Mas não é sempre que o deus Baco está nos oferecendo néctar e ambrosia, houve inúmeras sextas-feiras de arroz com linguiça e Charles Bronson na TV. O que não significa que tenham sido ruins, porque, afinal, eram sextas-feiras.
Por isso, os americanos têm esse cumprimento, "Feliz sexta-feira", e por isso meu filho queria que o guardinha nos saudasse dessa forma. Era como uma senha, um código. Se ele disser Happy Friday, a Friday será happy. Só que não havia certeza de que ele diria, porque as férias escolares terminaram agora, passamos seis sextas-feiras no Brasil, tudo podia ter mudado, o guardinha inclusive poderia ter sido transferido e não estar mais naquela esquina.
Mas estava.
Já fora de casa, caminhando pela calçada, avistamos o guardinha postado no cruzamento lá adiante.
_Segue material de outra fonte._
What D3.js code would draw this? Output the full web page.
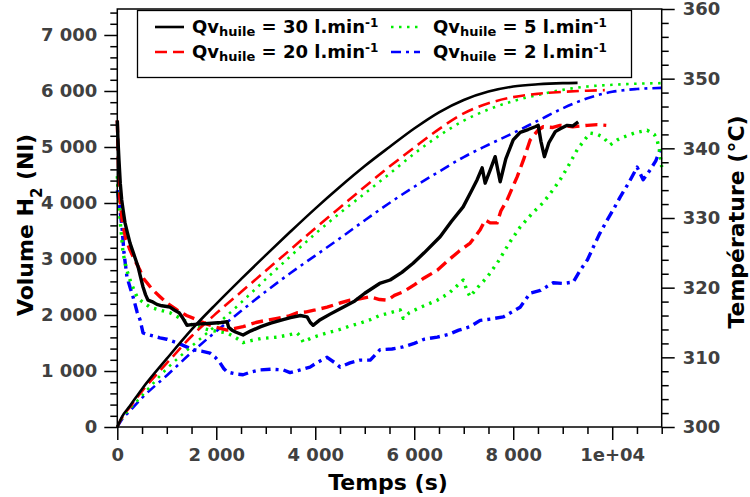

Questionei: ele vai dizer? Olhei para o meu filho e percebi que ele pensava a mesma coisa.
O guardinha ainda não nos tinha visto. E lá íamos nós, sentindo no rosto o ar fino de setembro, debaixo do céu de um azul perfeito, sem a pincelada de uma única nuvem. Olhando para aquele céu, contei para o meu filho a respeito de uma antiga música em que o Roberto Carlos assobia, pergunta para a moça por que ela está tão triste assim e, a fim de consolá-la, aconselha: "Olhe o céu azul, azul até demais...". A irmã do meu amigo Fernando Araújo sempre chorava ao ouvir essa música, mas eu ficava pensando: por que azul "demais"? Seria uma queixa colorada do Rei?
Seja. É uma música bonita.
Agora andávamos a poucos metros do guardinha. O sinal estava aberto para nós e ele, ainda sem demonstrar nos reconhecer, fez um gesto para que avançássemos. Seguimos olhando para ele, esperando o cumprimento, mas ele se virou para controlar os carros que vinham do outro lado.
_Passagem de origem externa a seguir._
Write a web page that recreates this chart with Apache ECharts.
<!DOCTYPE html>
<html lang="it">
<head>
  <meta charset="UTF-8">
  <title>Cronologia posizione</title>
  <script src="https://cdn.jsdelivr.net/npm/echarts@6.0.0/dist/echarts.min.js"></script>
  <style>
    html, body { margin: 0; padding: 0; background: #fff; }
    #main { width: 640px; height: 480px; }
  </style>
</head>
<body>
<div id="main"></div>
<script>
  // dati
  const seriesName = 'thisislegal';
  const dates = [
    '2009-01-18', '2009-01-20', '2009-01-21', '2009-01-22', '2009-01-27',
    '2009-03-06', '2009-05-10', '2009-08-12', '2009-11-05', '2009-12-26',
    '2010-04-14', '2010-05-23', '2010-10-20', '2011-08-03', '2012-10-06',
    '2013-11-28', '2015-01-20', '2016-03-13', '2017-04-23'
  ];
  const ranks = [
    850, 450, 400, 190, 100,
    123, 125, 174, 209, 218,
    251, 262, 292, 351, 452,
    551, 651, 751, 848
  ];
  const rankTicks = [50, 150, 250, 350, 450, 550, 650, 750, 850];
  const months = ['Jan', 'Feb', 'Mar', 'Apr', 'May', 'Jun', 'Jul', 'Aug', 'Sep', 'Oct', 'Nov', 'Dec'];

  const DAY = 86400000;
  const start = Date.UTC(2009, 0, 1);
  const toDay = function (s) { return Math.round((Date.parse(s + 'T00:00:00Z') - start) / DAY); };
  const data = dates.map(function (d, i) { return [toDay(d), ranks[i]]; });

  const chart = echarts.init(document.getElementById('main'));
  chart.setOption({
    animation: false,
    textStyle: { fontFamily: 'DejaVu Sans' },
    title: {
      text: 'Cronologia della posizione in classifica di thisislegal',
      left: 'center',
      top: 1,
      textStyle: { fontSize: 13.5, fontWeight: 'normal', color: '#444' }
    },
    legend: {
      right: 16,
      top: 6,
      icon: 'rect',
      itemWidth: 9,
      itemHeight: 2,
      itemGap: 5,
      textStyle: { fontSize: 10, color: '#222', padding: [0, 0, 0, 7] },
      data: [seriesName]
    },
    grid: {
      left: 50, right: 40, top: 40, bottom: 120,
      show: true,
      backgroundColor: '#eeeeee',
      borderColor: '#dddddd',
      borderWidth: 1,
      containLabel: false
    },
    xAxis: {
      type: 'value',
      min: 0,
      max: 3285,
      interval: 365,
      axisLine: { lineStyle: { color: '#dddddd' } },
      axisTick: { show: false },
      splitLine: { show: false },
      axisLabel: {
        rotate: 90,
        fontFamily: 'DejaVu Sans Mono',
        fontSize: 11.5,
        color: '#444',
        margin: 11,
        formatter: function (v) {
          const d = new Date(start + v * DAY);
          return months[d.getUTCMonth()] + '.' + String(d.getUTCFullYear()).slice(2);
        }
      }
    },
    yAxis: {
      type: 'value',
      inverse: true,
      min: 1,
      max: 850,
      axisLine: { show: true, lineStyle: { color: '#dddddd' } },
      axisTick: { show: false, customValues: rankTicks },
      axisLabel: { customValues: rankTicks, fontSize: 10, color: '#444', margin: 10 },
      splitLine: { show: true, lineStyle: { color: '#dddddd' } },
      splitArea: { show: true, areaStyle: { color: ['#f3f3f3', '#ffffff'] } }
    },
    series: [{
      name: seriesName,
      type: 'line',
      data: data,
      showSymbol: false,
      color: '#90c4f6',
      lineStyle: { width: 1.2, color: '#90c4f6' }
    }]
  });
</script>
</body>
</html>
Meu filho ficou meio aflito. Observei:
– Sexta-feira sempre é um bom dia. Até quando a gente trabalha madrugada adentro.
Falava com conhecimento de causa, porque nos velhos tempos do jornalismo nós enfrentávamos o famoso "pescoção das sextas-feiras": fazíamos duas edições do jornal, a de sábado e a de domingo, e não raro saíamos da Redação às quatro da manhã. Uma vez, quando trabalhava no Diário Catarinense, escrevi 26 matérias numa noite de sexta. Por Deus.
Na Zero Hora d'antanho, no tempo do apóstrofo, nós saíamos da Redação depois da meia-noite das sextas e corríamos para o Birra & Pasta, restaurante da Eleonora Rizzo encarapitado nos altos do Praia de Belas Shopping. A Eleonora deixava o restaurante aberto só para nós e lá nós ficávamos, bebendo, comendo, dançando e cantando, até que os primeiros raios de sol do sábado lambessem as águas marrons do Guaíba. Tempos de glória.
Por isso, nada de desânimo numa sexta.
O problema é que nós já íamos alcançando a outra margem da avenida e o guardinha nem tinha nos olhado. Estávamos até conformados, o meu filho suspirou, eu suspirei e, nesse momento, como se tivesse ouvido nossos suspiros, ele se virou e gritou:
– Happy Friday, guys!
Respondemos em coro:
– Happy Friday!
E seguimos nosso caminho sorrindo. Como são boas as sextas-feiras.